Google’s forthcoming Google Editions are still somewhat shrouded in secrecy, but what is known about them is that they will be displayed through a Web browser, not the proprietary formats used by Amazon and Apple. You can run a browser on virtually any computing device — though not (yet) the Kindle. Interestingly, whatever else that can be said of Apple’s forthcoming iPad, the iPad will be a great device to display Google Editions. Google is also creating incentives for others to sell Google Editions, something that we have not seen from either Amazon or Apple. It seems highly probable that Google will make a fair amount of money from the sale of Google Editions. I personally plan to switch to a Google Android phone the moment Google Editions launches, and I imagine the bulk of my e-book purchases will be for that venue.
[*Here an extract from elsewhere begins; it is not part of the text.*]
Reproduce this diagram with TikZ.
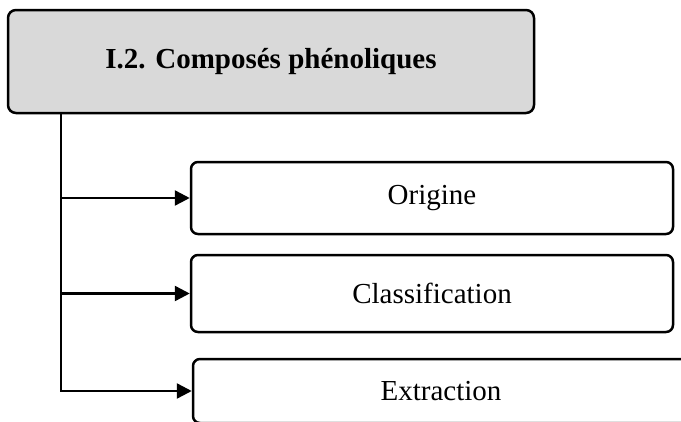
\documentclass[tikz,border=0pt]{standalone}
\usepackage{fontspec}
\setmainfont{Liberation Serif}
\usetikzlibrary{arrows.meta,positioning}
\definecolor{boxgray}{HTML}{D9D9D9}
\tikzset{
  titlebox/.style={draw, line width=2.5pt, rounded corners=8pt, fill=boxgray,
    minimum width=526pt, minimum height=103pt, inner sep=0pt,
    font=\fontsize{29}{34}\selectfont\bfseries},
  itembox/.style={draw, line width=2.5pt, rounded corners=7pt,
    minimum width=482pt, inner sep=0pt, font=\fontsize{29}{34}\selectfont},
  branch/.style={line width=2.5pt, -{Triangle[length=15pt,width=15pt]}}
}

\begin{document}
\begin{tikzpicture}[x=1pt,y=-1pt]
            \path[use as bounding box, clip] (0,0) rectangle (681,421);

            \node[titlebox] (title) at (271,61.5) {I.2. Composés phénoliques};
            \node[itembox, minimum height=72pt] (origine) at (432,198) {Origine};
            \node[itembox, minimum height=77pt] (classif) at (432,293.5) {Classification};
            \node[itembox, minimum width=496pt, minimum height=64pt] (extract) at (441,391) {Extraction};

            \coordinate (trunk) at (61,0);

            \draw[branch] (title.south -| trunk) |- (extract.west);
            \draw[branch] (trunk |- origine.west) -- (origine.west);
            \draw[branch] (trunk |- classif.west) -- (classif.west);
        \end{tikzpicture}
\end{document}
But Google wins twice — from the sale of Google Editions and also from the sale of marketing services that publishers will invest in to drive Web traffic to the various sites, including the publishers’ own, that sell Google Editions. This is the incentive Google has in promoting the Web as a platform. Thus, the more e-books that are displayed through a Web browser, the better it is for Google. This does not mean that Google Editions are not in publishers’ interest. Indeed, I think quite the opposite. What is not in publishers’ interest is being in a situation where there is no escape from the platform wars fought by others.
The good news about these platform wars is that no one has yet won. For publishers, the best strategy is to be present on all the competing platforms while exercising judgment as to timing and pricing. This is also the time to explore other venues.
And perhaps it is also the time to wonder why it is that people outside the book industry developed the first major online bookstore, the first sexy e-reading device, and the premier search index to books.
With all the knowledge to be found in books, one might have hoped that publishers and not technologists would have carved out the path to the industry’s future.